The cold probably helped, making the bark brittle for him. It has been THAT cold. According to the paper this morning we are in the longest sub zero cold spell since 1917. When i got home this morning it was 37 below zero. Apparently I live in a "cold hole."

 Leaving Anchorage last night the temperature was minus 12, but when i dropped off the low hills into the river bottom of the Knik and Matanuska Rivers, it dropped very quickly to minus 30. (It fell from minus 15 to minus 30 in three miles.) About 13 miles later at home it was 37 below. So far nothing in the house has frozen, but i have to keep water running all the time, and the car has held up but i leave it plugged in all day.

For those of you who don't now, most vehicles in Alaska have engine heaters. You plug them in to house current and they keep your car at about starting temperature so you aren't fighting cold lubricants and metal when you first start up. Tires get hard and flatten on the bottom so when you first start going, you bump down the road until they warm a little and go round again. Farther north it has gone to 50 below. On the Arctic Coast in the oil fields they sometimes leave vehicles running all winter. They do that with some road clearing equipment too. All part of living in the wonderful Northland. Of course, when it is this cold it is also beautiful if you can open your eyes wide enough to see it. Hoar frost adheres to tree branches.

 The sun, what little there is of daylight, is bright,though you feel no warmth from it. Sunlight in this kind of weather creates a phenomenon called sundogs. The light reflecting off frozen crystals in the air creates what look like little balls of rainbow on either side of the sun and at the same height. i looks almost like one sun with a smaller one on each side of it. We are pushing toward a full moon and reflected off the snow, the light makes the night very bright, so bright, in fact, it is difficult to see stars. There is a bright star in the southern sky in the evenings, which i am guessing is a planet, but I need to look that one up.

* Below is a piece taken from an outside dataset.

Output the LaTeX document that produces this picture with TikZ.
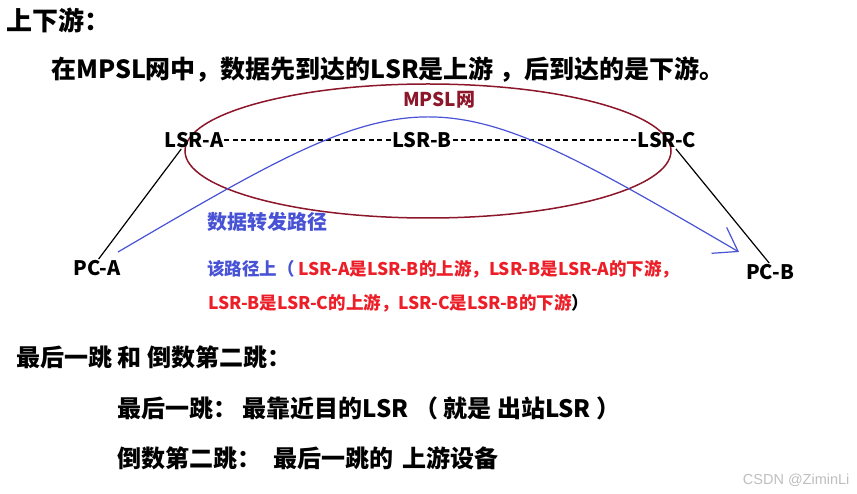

 Along the way on that two-lane road I photographed last summer, two moose have been hanging out in about a three-mile stretch. Twice they have been in the road and I had to stop and i see them almost every night. Makes the driving just a little more exciting. I have seen tracks, too, where moose have wandered through the yard. Two years ago i chased one up the driveway when I came home and he stood there just inside the tree line (about 30 feet from the door) and watched me just as warily as I did him as i went into the house.

The birds really go through seed at these temperatures. i just emptied my second 25-pound bag of black sunflower seeds this winter today, and the fifth 3-5 pound bag of sunflower chips. Those little bags cost almost as much as the big ones. I am feeding a bunch of chickadees and nuthatches, plus juncoes and now some redpolls are showing up. They may be just the vanguard; last year it seemed like hundreds in the yard. There have also been a few pine grosbeaks around and, that darned woodpecker.

Well, this is the first post of the new year and already we have quite an auspicious beginning. Lots of questioning about global warming considering how cold it is and how long it has lasted. Cycles within cycles is probably all it is. Watching weather today and guess what. All this cold is heading south by the weekend, at least according to the forecasters. Should put at least the northern states into a deep freeze. Good riddance, and you all have fun with it.